[erlang-questions] Sets, ordsets, gb_sets, sofs. What is going on?
Fri Mar 26 13:20:11 CET 2010
2010/3/26 Björn Gustavsson <>
> On Thu, Mar 25, 2010 at 10:59 PM, Fred Hebert <> wrote:
> If something is to be included in the documentation, it must be well
> researched and any recommendations should be based on benchmarks
> results (not on intuition or folklore).
Yes, of course. I would have thought there was some rationale behind having
the four modules - that people would not reinvent the wheel for the sake of
it. This is partially what I am after. I'm not advocating putting unverified
claims in the documentation -- if there were any author associated with
these modules, I'd have rather contacted them directly to know the details.
Maybe I should have taken a look at the commit logs.

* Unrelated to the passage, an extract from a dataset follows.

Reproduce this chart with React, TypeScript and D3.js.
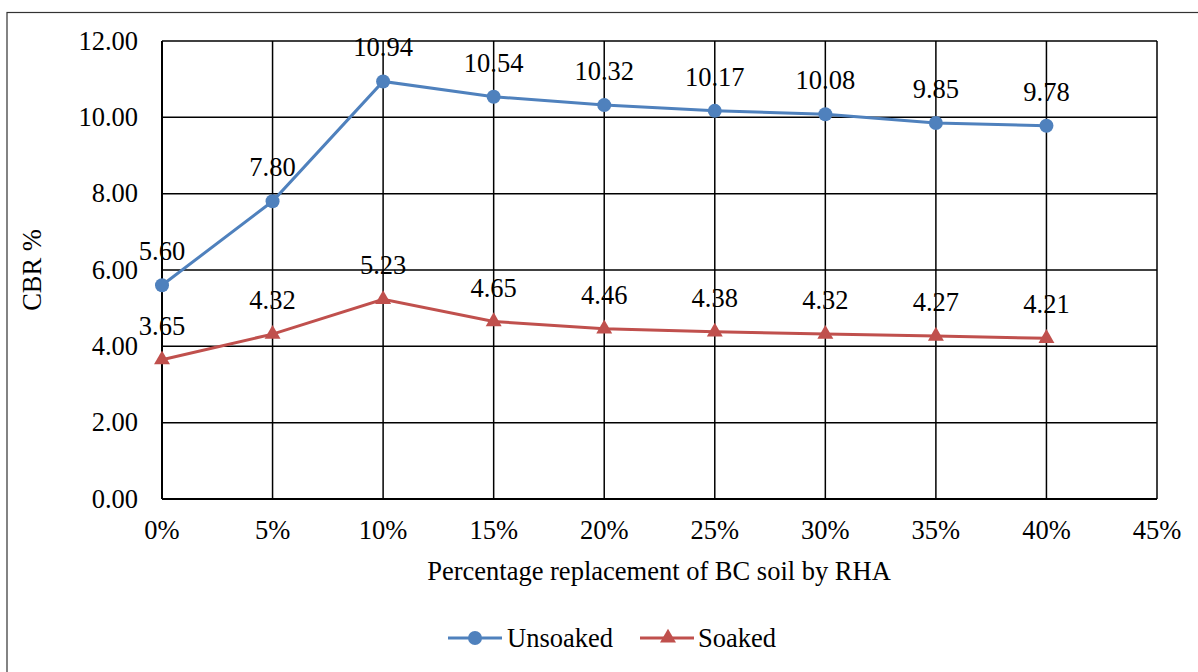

> Here are some rules of thumb based on my own experience and
> measurements of various operations in the Wings3D application. Note
> that the type of the data and the size of the process heap can influence
> the results, so if you are writing a time-critical application, you should
> your own measurements.
> Anyway, my recommendation is to use the gb_sets module in most
> circumstances. gb_sets has the following properties:
> 1. Creating a gb_set from a list is very fast, as is converting a
> gb_set to to a sorted list. That means that if you need to process
> the set using sofs or your own code, you don't have to be afraid
> of converting between representations.
> 2. Incrementally constructing a gb_set by adding one element
> at the time is also fast (but not as fast doing gb_sets:from_list/1).
> As far as I know (I haven't done measurements), incrementally
> building up a gb_set is faster than incrementally building a
> 'sets' set.
Thanks for the reply. It sounds pretty much like the differences I
benchmarked between gb_trees and the dict module (the comments mention
they're based on the same respective algorithms, so it makes sense) -- dicts
are faster on reads, while gb_trees are faster on most other operations.
> The ordsets module is useful if you'll need a known representation
> that you can process with your own code without conversion and/or
> the sets are very small.
Oh, good to know. I tend to treat most datatypes as opaque. I guess it is
wanted that ordsets makes it easy to operate with lists and whatnot.
> If your set must use the '=:=' operator, 'sets' is the only module
> you can use. Also, test for membership will probably be faster
> with 'sets' if the set has many elements. But note that
> sets:from_list/1 is not any faster than incrementally
> inserting one element at a time into an initially empty set,
> and is much slower than gb_sets:from_list/1.
> Björn Gustavsson, Erlang/OTP, Ericsson AB
Thanks for your reply, much appreciated.